Il est constant que l’éloignement de M. [X] était programmé pour le 2 juin 2023 et que l’intéressé a refusé le 2 juin 2023 à 8 heures de sortir de sa chambre disant qu’il ne voulait pas partir en Algérie car il avait le droit de refuser parce que c’était la première fois.
M. [X] prétend que le laissez-passer délivré par l’Algérie le 30 mai 2023 ayant une durée de validité de 15 jours ne permettait plus son départ le 2 juin 2023, ce qui est contredit par la position de l’administration préfectorale ; en fait, si ce laissez-passer porte la mention ‘ valable pour un seul voyage limité à 15 jours’, il indique aussi qu’il devient sans valeur un mois après le jour de sa délivrance dans la mention figurant en bas de page, ce qui est contradictoire; en l’état, il n’est pas démontré que le départ de M. [X] n’était plus possible du fait de l’expiration du laissez passer algérien, le rejet de sa demande d’asile lui ayant par ailleurs été notifié le 30 mai 2023.
Dès lors, l’existence d’une obstruction commise par M. [X] dans les 15 derniers jours est caractérisée.
Par ailleurs, aucun défaut de diligence préfectorales n’est démontré, le caractère caduc du laissez-passer délivré par l’Algérie n’étant pas établi et la préfecture ayant sollicité un nouveau routing pour un départ ultérieur.
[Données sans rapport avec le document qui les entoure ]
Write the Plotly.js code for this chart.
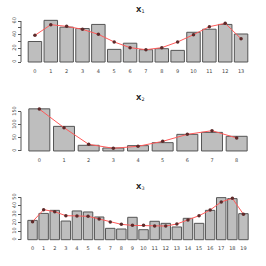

Les conditions d’une troisième prolongation de la rétention étant satisfaites, la décision déférée sera confirmée.
PAR CES MOTIFS,
Statuant publiquement par décision contradictoire en dernier ressort, après débats en audience publique,
Confirmons l’ordonnance du Juge des libertés et de la détention de MARSEILLE en date du 08 Juin 2023.
Les parties sont avisées qu’elles peuvent se pourvoir en cassation contre cette ordonnance dans un délai de 2 mois à compter de cette notification, le pourvoi devant être formé par déclaration au greffe de la Cour de cassation, signé par un avocat au conseil d’Etat ou de la Cour de cassation.